# Homework Help: Use implicit differentiation to find dy/dx [Answer check]

1. Sep 13, 2008

### lamerali

Use implicit differentiation to find $$\frac{dy}{dx}$$ for xy$$^{2}$$ – yx$$^{2}$$ = 3xy

i've answered the question but i think i'm doing it wrong
any help is appreciated!

x(2y)$$\frac{dy}{dx}$$ – y(2x) = 3xy
2xy $$\frac{dy}{dx}$$ – 2yx = 3xy
2xy$$\frac{dy}{dx}$$ = 5xy
$$\frac{dy}{dx}$$ = $$\frac{5xy}{2xy}$$
$$\frac{dy}{dx}$$ = 3xy

Thank you!

2. Sep 13, 2008

### Defennder

Your first line is the mistake. You forgot to differentiate the other term on the left.

3. Sep 13, 2008

### lamerali

Ok i'm not sure if i've done any better this time but here it goes:

x(2y)$$\frac{dy}{dx}$$ - y(2x)$$\frac{dy}{dx}$$ = 3xy

2xy$$\frac{dy}{dx}$$ - 2yx$$\frac{dy}{dx}$$ = 3xy

$$\frac{dy}{dx}$$ (2xy - 2yx) = 3xy

$$\frac{dy}{dx}$$ = $$\frac{3xy}{2xy - 2yx}$$

i'm not sure if the 2xy and 2yx would cancel each other out but it made more sense then dividing by a zero!!
thank you

4. Sep 13, 2008

### danago

You didnt take Defenner's advice; When you differentiate one side of the equals sign, you need to also differentiate the other side. So you need to differentiate the 3xy part too.

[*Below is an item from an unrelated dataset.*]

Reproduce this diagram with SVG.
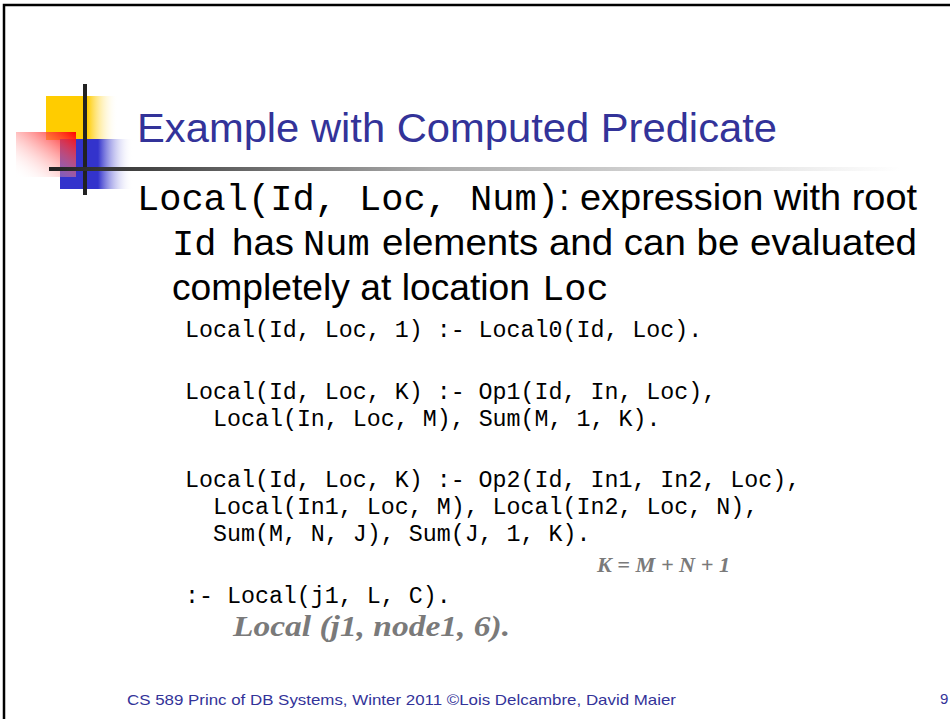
<svg xmlns="http://www.w3.org/2000/svg" width="950" height="719" viewBox="0 0 950 719">
<defs>
<linearGradient id="gY" x1="0" y1="0" x2="1" y2="0"><stop offset="0" stop-color="#ffcc00"/><stop offset="0.57" stop-color="#ffcc00"/><stop offset="1" stop-color="#ffffff" stop-opacity="0"/></linearGradient>
<linearGradient id="gB" x1="0" y1="0" x2="1" y2="0"><stop offset="0" stop-color="#3333cc"/><stop offset="0.52" stop-color="#3333cc"/><stop offset="1" stop-color="#ffffff" stop-opacity="0"/></linearGradient>
<linearGradient id="gR" x1="1" y1="0" x2="0" y2="1"><stop offset="0" stop-color="#ff0000"/><stop offset="1" stop-color="#ffffff" stop-opacity="0"/></linearGradient>
<linearGradient id="gL" gradientUnits="userSpaceOnUse" x1="49" y1="0" x2="900" y2="0"><stop offset="0" stop-color="#222222"/><stop offset="0.45" stop-color="#aaaaaa"/><stop offset="1" stop-color="#ffffff"/></linearGradient>
</defs>
<style>
.title{font-family:"Liberation Sans",Arial,sans-serif;font-size:41px;fill:#333399}
.mono{font-family:"Liberation Mono","Courier New",monospace;fill:#000}
.bm{font-size:37px}
.bs{font-family:"Liberation Sans",Arial,sans-serif;font-size:37px;fill:#000}
.code{font-size:23.3px}
.hand{font-family:"Liberation Serif","Times New Roman",serif;font-style:italic;font-weight:bold;fill:#7a7a7a}
.foot{font-family:"Liberation Sans",Arial,sans-serif;font-size:15px;fill:#333399}
</style>
<rect width="950" height="719" fill="#ffffff"/>
<rect x="4" y="5" width="1000" height="1000" fill="none" stroke="#000" stroke-width="2.5"/>
<g id="logo">
<rect x="46" y="96" width="72" height="44" fill="url(#gY)"/>
<rect x="60" y="139" width="73" height="50" fill="url(#gB)"/>
<rect x="16" y="132" width="60" height="45" fill="url(#gR)"/>
<rect x="83" y="84" width="4" height="111" fill="#222"/>
<rect x="49" y="167" width="851" height="4" fill="url(#gL)"/>
</g>
<g id="title">
<text class="title" x="137" y="142" textLength="640" lengthAdjust="spacingAndGlyphs">Example with Computed Predicate</text>
</g>
<g id="body">
<text class="mono bm" x="137" y="210">Local(Id, Loc, Num)</text>
<text class="bs" x="559" y="210" textLength="358" lengthAdjust="spacingAndGlyphs">: expression with root</text>
<text class="mono bm" x="172" y="255">Id</text>
<text class="bs" x="232" y="255" textLength="62" lengthAdjust="spacingAndGlyphs">has</text>
<text class="mono bm" x="303" y="255">Num</text>
<text class="bs" x="382" y="255" textLength="535" lengthAdjust="spacingAndGlyphs">elements and can be evaluated</text>
<text class="bs" x="172" y="300" textLength="358" lengthAdjust="spacingAndGlyphs">completely at location</text>
<text class="mono bm" x="542" y="300">Loc</text>
</g>
<g id="code">
<text class="mono code" x="185" y="337">Local(Id, Loc, 1) :- Local0(Id, Loc).</text>
<text class="mono code" x="185" y="399">Local(Id, Loc, K) :- Op1(Id, In, Loc),</text>
<text class="mono code" x="213" y="426">Local(In, Loc, M), Sum(M, 1, K).</text>
<text class="mono code" x="185" y="487">Local(Id, Loc, K) :- Op2(Id, In1, In2, Loc),</text>
<text class="mono code" x="213" y="514">Local(In1, Loc, M), Local(In2, Loc, N),</text>
<text class="mono code" x="213" y="541">Sum(M, N, J), Sum(J, 1, K).</text>
<text class="mono code" x="185" y="603">:- Local(j1, L, C).</text>
</g>
<g id="handwriting">
<text class="hand" x="597" y="572" font-size="21" textLength="133" lengthAdjust="spacingAndGlyphs">K = M + N + 1</text>
<text class="hand" x="233" y="636" font-size="30" textLength="277" lengthAdjust="spacingAndGlyphs">Local (j1, node1, 6).</text>
</g>
<g id="footer">
<text class="foot" x="127" y="705" textLength="549" lengthAdjust="spacingAndGlyphs">CS 589 Princ of DB Systems, Winter 2011 ©Lois Delcambre, David Maier</text>
<text class="foot" x="940" y="704">9</text>
</g>
</svg>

Also, be careful how you are differentiating xy2 for example. You need to remember that xy2 is the product of two functions, x and y2. You need to use the product rule.

5. Sep 13, 2008

### lamerali

Alright...i THINK i got it...lets see

y$$^{2}$$ + x(2y) $$\frac{dy}{dx}$$ - x$$^{2}$$ $$\frac{dy}{dx}$$ - y(2x) = 3y + 3x $$\frac{dy}{dx}$$

x(2y)$$\frac{dy}{dx}$$ - x$$^{2}$$ $$\frac{dy}{dx}$$ - 3x $$\frac{dy}{dx}$$ = 3y - y$$^{2}$$ + y(2x)

$$\frac{dy}{dx}$$ (2yx - x$$^{2}$$ - 3x) = 3y - y$$^{2}$$ + 2xy

$$\frac{dy}{dx}$$ = (3y - y^2) / (-x^2 - 3x)
am I getting any closer to a correct answer?

Last edited: Sep 13, 2008
6. Sep 13, 2008

### Dick

You are getting there. But you can't 'cancel' the 2xy from numerator and denominator, can you? Back up one line and try again.

7. Sep 13, 2008

### danago

Where did the 2xy from both the numerator and denominator go in the last step? Other than that, looks alright to me.

Edit: Looks like Dick beat me to it :p

8. Sep 13, 2008

### lamerali

Ok great! i'll pop them back into the equation!!
Thank you guys!!!

9. Sep 13, 2008

### Dick

Fine. As long as you understand why you can't cancel that way and promise not to do it again. (1+2)/(3+2)=3/5, but it turns into 1/3 if you 'cancel' the 2.

10. Sep 13, 2008

### Almanzo

xy2 - x2y - 3xy = 0
dx/dx = 1
d/dx(xy2 - x2y - 3xy) = d0/dx = 0
y2 + 2xy(dy/dx) - 2xy - x2(dy/dx) - 3y - 3x(dy/dx)=0
y2 - 2xy - 3y = x2(dy/dx) + 3x(dy/dx) - 2xy(dy/dx)
dy/dx = (y2 - 2xy - 3y)/(x2 + 3x - 2xy)

11. Sep 13, 2008

### lamerali

I understand Thank you I promise I will try really hard not to do it again!
Take care =)

12. Jun 24, 2010

### Arpit

u forgot the use of product rule here.....and therefore.....your answer is wrong....!!